Yes, I know this wig is okay, but I still feel like I'm playing dress-up. I've had it thinned, but I'm finding ways to tame it some more, like with a scarf. This is so silly, like I'm trying to make it flat and limp like my old hair.
Of course by the time we returned home in 1969, the Catholic church no longer required women to cover their heads. I still loved my lace, though.
My first real outing in the wig was when Heidi and I went dress shopping with Chali. It was a special day, watching my soon to be daughter-in-law trying on beautiful gowns. Heidi and I sat, sighing and aww-ing over each new look. But one moment, I caught a glimpse of myself in the fancy mirrors. Who is that lady with the prim and proper hair? I need to stay away from mirrors.

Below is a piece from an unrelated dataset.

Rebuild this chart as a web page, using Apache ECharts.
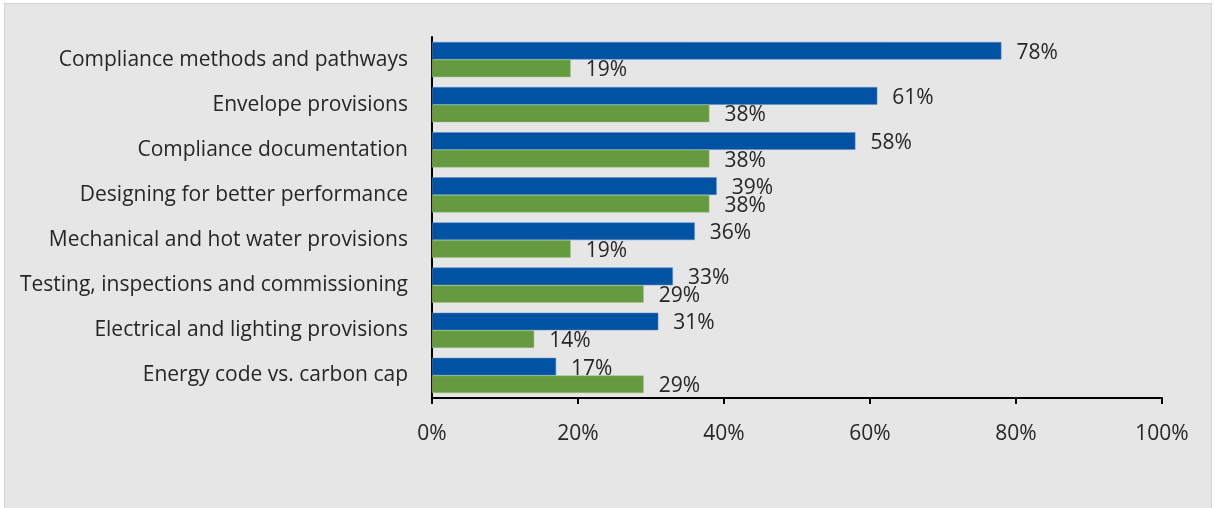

Caution Against Wig Faux Pas
Now I have to beg my friends to alert me of bad wig behavior. I don't want to be like an old granny, so used to her false teeth that she just removes them in public. I also need friends and family to point out when my wig is lopsided or just odd. I'm the kind of person who can run out the door with 2 different shoes. If get too routine about it, I might rush out, wearing the darn thing backwards.
Creative Wig-Wearing Idea
I leaned towards a mirror and gave myself a good laugh, to see Kristen Wiig's, Dooneese! The nutty SNL character, who claps Lawrence Welk's champagne bubbles with her tiny hands, is my all time favorite K. Wigg character! Now all I need are a pair of those tiny hands and a pink dress and my Halloween costume will be complete!
Cancer to Covid
I started this complaining list/blog, in May 2016. I posted 200 gripes about my breast cancer and then I was done.
On March 17, 2020, I started venting all over again, when another disease (starting with a C) interfered with my life. Only this time, it was affecting more than me.
Coronavirus and Cancer! Both are evil, but neither can totally get me down... if I vent! I hope with Covid, I run out of complaints before 200!